7. Broader Market Context and Practical Implications for Builders

Beyond price action, XRP’s current phase offers important lessons for investors and builders focused on real-world blockchain applications. XRP and the XRP Ledger continue to be positioned around cross-border payments, liquidity provisioning, and enterprise use cases. These narratives, however, often move on different timelines than speculative price cycles.

For those seeking new revenue opportunities or practical blockchain integrations, the present downturn may represent a period of reassessment rather than abandonment. Volatile price phases tend to flush out excess leverage and speculative froth, potentially creating more stable conditions for long-term development and partnerships.

At the same time, treasury managers, fintech operators, and crypto-native businesses must remain mindful of short-term price risk when holding or utilizing volatile digital assets. Risk management, hedging strategies, and clear separation between operational liquidity and speculative exposure are essential.

8. Conclusion: Navigating XRP’s Uncertain February Outlook

XRP’s drop below $1.50 marks a decisive technical breakdown that aligns with weakening buyer demand and bearish chart structures. The completion of a bearish pennant pattern points to a potential move toward $1.22, while the loss of realized price support could exacerbate downside risk if sentiment continues to deteriorate.

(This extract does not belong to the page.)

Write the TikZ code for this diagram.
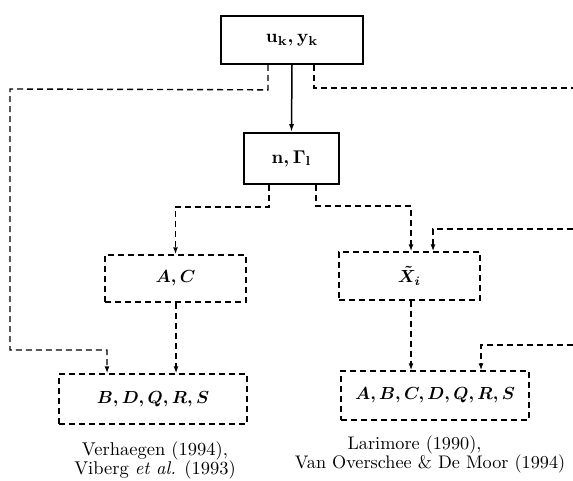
\documentclass[tikz,border=0pt]{standalone}
\usepackage{amsmath,bm}
\usetikzlibrary{arrows.meta,calc}
\newcommand{\bigtxt}[2]{\scalebox{#1}{\fontsize{10}{10.4}\selectfont\begin{tabular}{@{}c@{}}#2\end{tabular}}}
\newcommand{\boxmath}[2]{\scalebox{#1}{\boldmath$#2$}}
\begin{document}
\begin{tikzpicture}[x=1pt,y=-1pt,
  solidbox/.style={draw,line width=1.7pt,inner sep=0pt},
  dashbox/.style={draw,line width=1.4pt,dash pattern=on 6pt off 4pt,inner sep=0pt},
  sarrow/.style={line width=1.5pt,-{Latex[length=8pt,width=5pt]}},
  darrow/.style={line width=1.4pt,dash pattern=on 6pt off 4pt,-{Latex[length=7pt,width=5pt]}},
  dline/.style={line width=1.4pt,dash pattern=on 6pt off 4pt},
  ref/.style={align=center,inner sep=0pt}]
\useasboundingbox[fill=white] (0,0) rectangle (573,480);

\node[solidbox,minimum width=142pt,minimum height=48pt] (uy) at (292,40) {\boxmath{1.85}{\mathbf{u}_{\mathbf{k}},\mathbf{y}_{\mathbf{k}}}};
\node[solidbox,minimum width=95pt,minimum height=51pt] (n) at (291.5,158.5) {\boxmath{1.85}{\mathbf{n},\mathbf{\Gamma}_{\mathbf{l}}}};
\node[dashbox,minimum width=141pt,minimum height=47pt] (ac) at (175.5,278.5) {\boxmath{1.75}{A,C}};
\node[dashbox,minimum width=141pt,minimum height=48pt] (xi) at (409.5,276) {\boxmath{1.75}{\tilde{X}_i}};
\node[dashbox,minimum width=188pt,minimum height=50pt] (bd) at (153,399) {\boxmath{1.75}{B,D,Q,R,S}};
\node[dashbox,minimum width=188pt,minimum height=49pt] (ab) at (435,395.5) {\boxmath{1.75}{A,B,C,D,Q,R,S}};

\node[ref] (t1) at (155,461) {\bigtxt{1.85}{Verhaegen (1994),\\Viberg \textit{et al.} (1993)}};
\node[ref] (t2) at (430,455) {\bigtxt{1.82}{Larimore (1990),\hspace*{17pt}\\Van Overschee \& De Moor (1994)}};

\coordinate (e1) at (573,88);
\coordinate (e2) at (573,229);
\coordinate (e3) at (573,345);

% solid
\draw[sarrow] (uy.south) -- (n.north);
% left feed
\draw[darrow] ([xshift=-24pt]uy.south) -- ++(0,25) -- (10,89) -- (10,350) -| ([xshift=-46pt]bd.north);
% right feed
\draw[dline] ([xshift=22pt]uy.south) |- (e1);
\draw[darrow] (e2) -| ([xshift=23.5pt]xi.north);
\draw[darrow] (e3) -| ([xshift=46pt]ab.north);
% from n
\draw[darrow] ([xshift=-22.5pt]n.south) |- (175.5,207) -- (ac.north);
\draw[darrow] ([xshift=24.5pt]n.south) |- (411,206) -- ([xshift=1.5pt]xi.north);
% down
\draw[darrow] ([xshift=0.5pt]ac.south) -- ([xshift=0.5pt]ac.south |- bd.north);
\draw[darrow] ([xshift=1.5pt]xi.south) -- ([xshift=1.5pt]xi.south |- ab.north);
\end{tikzpicture}
\end{document}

That said, declining futures open interest suggests that some of the excess leverage has already been flushed from the system, leaving room for stabilization if broader market conditions improve. For now, XRP remains at a crossroads, caught between near-term bearish momentum and longer-term utility-driven narratives.

For investors and practitioners interested in the practical use of blockchain technology, this period reinforces a familiar lesson: price volatility and technological progress do not always move in lockstep. Navigating XRP’s current environment requires both technical vigilance and a clear understanding of one’s time horizon and risk tolerance.